Print nothing but the lines from the start of the listing below through the line that contains "scale_ms = 45". Do not include the pictures.
****************
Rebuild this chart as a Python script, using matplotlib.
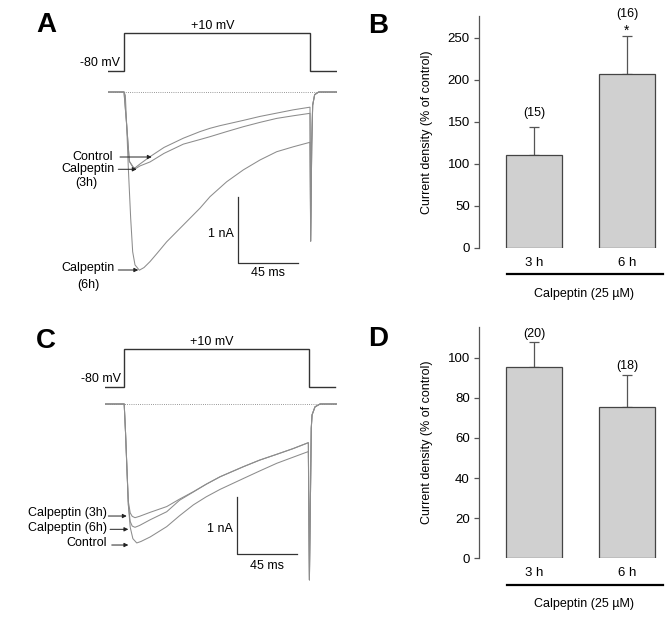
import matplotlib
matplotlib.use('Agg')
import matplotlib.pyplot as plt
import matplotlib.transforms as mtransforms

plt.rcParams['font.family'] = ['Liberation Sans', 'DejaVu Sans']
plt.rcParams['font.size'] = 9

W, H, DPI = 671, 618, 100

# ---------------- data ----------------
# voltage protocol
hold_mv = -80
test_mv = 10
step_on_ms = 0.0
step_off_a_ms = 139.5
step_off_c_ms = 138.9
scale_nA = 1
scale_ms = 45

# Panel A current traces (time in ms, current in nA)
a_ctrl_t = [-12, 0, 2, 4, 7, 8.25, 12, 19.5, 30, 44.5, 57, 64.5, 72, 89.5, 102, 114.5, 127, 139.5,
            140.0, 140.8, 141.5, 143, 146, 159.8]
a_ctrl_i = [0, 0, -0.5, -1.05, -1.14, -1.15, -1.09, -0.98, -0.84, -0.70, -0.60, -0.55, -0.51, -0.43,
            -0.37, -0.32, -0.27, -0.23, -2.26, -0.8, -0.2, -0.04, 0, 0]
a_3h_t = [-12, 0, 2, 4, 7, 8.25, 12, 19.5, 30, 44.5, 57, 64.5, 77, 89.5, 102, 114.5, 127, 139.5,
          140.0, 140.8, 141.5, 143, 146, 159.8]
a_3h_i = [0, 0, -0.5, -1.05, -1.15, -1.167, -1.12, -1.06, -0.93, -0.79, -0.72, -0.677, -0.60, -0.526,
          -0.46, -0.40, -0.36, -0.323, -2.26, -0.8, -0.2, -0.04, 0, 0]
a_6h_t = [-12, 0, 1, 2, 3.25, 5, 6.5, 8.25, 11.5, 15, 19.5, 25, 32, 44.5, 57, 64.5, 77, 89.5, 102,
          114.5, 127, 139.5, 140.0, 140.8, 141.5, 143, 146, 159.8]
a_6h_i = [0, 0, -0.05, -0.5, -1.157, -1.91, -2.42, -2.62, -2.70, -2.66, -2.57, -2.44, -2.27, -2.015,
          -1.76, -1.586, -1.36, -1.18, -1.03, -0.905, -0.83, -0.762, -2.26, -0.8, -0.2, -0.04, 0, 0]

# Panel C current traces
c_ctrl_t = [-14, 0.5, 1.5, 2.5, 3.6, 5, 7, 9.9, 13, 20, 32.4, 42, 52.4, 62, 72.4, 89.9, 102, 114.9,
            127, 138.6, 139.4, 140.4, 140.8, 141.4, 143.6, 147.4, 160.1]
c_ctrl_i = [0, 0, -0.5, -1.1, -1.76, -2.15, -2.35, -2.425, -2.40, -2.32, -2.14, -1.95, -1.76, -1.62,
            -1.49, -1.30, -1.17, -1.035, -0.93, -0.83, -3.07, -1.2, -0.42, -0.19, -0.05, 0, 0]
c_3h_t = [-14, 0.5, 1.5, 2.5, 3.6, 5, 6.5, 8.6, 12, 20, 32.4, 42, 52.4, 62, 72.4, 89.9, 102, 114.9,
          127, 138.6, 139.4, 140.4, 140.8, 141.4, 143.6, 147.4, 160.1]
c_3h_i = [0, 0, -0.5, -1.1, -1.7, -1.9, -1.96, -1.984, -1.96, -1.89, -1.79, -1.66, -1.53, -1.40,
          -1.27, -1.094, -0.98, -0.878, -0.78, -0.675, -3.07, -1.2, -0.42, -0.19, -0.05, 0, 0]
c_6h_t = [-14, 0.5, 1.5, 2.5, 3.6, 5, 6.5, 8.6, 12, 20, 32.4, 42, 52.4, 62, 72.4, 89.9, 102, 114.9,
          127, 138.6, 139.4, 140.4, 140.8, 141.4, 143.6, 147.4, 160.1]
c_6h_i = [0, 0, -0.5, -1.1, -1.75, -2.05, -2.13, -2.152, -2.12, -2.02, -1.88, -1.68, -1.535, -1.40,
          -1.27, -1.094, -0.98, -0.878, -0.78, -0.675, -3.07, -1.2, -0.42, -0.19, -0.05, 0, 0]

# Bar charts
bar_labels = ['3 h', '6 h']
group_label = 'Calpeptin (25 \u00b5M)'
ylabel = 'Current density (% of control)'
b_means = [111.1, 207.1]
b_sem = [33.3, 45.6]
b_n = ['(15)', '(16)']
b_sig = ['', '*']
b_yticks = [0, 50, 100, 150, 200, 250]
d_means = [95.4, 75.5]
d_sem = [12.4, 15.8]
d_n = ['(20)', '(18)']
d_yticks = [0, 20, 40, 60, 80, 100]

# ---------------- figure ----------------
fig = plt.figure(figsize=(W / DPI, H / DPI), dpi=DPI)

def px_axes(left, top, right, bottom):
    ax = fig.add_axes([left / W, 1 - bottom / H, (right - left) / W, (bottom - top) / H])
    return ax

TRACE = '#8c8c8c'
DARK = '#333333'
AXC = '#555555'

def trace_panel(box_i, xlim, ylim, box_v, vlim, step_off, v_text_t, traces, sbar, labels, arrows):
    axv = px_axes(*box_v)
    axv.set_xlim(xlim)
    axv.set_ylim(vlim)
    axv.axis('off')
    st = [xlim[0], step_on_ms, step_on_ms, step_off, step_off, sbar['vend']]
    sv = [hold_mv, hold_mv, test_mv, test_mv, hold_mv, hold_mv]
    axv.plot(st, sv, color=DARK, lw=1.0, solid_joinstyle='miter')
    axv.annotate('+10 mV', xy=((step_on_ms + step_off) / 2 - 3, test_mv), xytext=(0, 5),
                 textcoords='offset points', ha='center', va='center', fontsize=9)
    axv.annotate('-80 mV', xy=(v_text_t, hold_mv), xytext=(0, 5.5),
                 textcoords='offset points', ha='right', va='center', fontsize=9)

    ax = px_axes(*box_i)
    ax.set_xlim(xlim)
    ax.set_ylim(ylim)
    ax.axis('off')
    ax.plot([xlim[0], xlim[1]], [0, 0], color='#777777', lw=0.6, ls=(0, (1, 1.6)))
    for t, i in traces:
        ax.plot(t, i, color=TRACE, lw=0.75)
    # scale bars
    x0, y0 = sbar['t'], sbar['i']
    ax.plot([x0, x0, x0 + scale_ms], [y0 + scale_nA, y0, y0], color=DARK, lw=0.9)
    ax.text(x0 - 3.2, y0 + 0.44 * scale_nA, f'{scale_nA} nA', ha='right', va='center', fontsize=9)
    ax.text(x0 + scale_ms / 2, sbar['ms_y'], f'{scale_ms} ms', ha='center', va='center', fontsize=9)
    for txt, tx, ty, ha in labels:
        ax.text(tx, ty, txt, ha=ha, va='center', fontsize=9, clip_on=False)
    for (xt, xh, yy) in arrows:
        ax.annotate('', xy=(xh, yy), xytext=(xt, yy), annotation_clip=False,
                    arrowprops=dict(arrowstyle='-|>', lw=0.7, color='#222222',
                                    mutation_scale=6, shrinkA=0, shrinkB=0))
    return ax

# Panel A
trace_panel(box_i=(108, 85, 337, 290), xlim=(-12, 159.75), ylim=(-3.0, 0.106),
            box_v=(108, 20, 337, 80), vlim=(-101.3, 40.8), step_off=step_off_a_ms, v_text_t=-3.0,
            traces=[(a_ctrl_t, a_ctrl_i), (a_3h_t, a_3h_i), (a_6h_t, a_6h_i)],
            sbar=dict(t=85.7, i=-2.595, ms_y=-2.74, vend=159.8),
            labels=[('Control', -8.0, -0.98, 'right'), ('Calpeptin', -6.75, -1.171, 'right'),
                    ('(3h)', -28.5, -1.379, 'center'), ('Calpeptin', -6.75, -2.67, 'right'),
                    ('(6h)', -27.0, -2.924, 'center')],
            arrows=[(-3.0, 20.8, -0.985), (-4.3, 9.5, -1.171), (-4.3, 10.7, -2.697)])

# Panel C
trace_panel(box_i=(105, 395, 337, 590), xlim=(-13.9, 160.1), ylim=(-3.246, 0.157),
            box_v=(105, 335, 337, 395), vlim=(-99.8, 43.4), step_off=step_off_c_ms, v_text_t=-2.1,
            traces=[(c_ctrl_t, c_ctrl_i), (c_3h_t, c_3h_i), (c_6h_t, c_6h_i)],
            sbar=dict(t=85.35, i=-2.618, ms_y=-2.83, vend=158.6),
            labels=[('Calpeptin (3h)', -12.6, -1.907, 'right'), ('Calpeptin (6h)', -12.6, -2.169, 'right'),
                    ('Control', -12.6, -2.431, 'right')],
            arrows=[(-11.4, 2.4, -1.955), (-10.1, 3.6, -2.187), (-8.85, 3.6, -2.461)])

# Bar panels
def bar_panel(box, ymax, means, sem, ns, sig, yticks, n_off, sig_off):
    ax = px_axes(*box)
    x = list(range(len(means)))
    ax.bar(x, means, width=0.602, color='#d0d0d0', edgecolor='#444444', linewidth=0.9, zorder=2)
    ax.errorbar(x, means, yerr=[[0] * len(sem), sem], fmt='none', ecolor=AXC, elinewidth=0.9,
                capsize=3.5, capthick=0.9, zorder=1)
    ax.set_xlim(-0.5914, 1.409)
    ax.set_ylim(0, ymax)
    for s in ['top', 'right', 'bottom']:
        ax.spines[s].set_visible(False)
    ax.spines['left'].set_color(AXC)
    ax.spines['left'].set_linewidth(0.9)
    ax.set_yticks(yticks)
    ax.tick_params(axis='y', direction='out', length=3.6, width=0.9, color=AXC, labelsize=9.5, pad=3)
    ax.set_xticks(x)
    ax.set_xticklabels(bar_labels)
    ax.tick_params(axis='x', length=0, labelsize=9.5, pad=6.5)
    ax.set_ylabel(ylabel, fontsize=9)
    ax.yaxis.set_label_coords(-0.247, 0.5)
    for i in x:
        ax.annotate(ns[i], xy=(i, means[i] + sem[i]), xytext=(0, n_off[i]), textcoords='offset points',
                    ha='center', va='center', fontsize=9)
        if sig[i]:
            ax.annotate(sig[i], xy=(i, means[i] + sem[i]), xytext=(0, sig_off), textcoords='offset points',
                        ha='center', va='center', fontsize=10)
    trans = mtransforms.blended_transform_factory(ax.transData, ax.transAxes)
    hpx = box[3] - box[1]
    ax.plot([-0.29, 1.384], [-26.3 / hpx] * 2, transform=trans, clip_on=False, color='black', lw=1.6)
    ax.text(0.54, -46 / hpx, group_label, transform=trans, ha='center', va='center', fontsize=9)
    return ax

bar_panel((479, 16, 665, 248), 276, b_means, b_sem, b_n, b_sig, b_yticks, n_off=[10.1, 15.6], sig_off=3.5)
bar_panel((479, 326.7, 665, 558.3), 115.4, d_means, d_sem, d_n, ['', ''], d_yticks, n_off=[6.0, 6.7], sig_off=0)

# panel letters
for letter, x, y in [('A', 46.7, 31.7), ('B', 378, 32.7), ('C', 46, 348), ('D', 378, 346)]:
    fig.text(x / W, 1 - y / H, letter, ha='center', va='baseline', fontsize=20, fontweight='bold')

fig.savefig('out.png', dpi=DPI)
****************
◆ EXERCISE OUTPUT
Rebuild this chart as a Python script, using matplotlib.
import matplotlib
matplotlib.use('Agg')
import matplotlib.pyplot as plt
import matplotlib.transforms as mtransforms

plt.rcParams['font.family'] = ['Liberation Sans', 'DejaVu Sans']
plt.rcParams['font.size'] = 9

W, H, DPI = 671, 618, 100

# ---------------- data ----------------
# voltage protocol
hold_mv = -80
test_mv = 10
step_on_ms = 0.0
step_off_a_ms = 139.5
step_off_c_ms = 138.9
scale_nA = 1
scale_ms = 45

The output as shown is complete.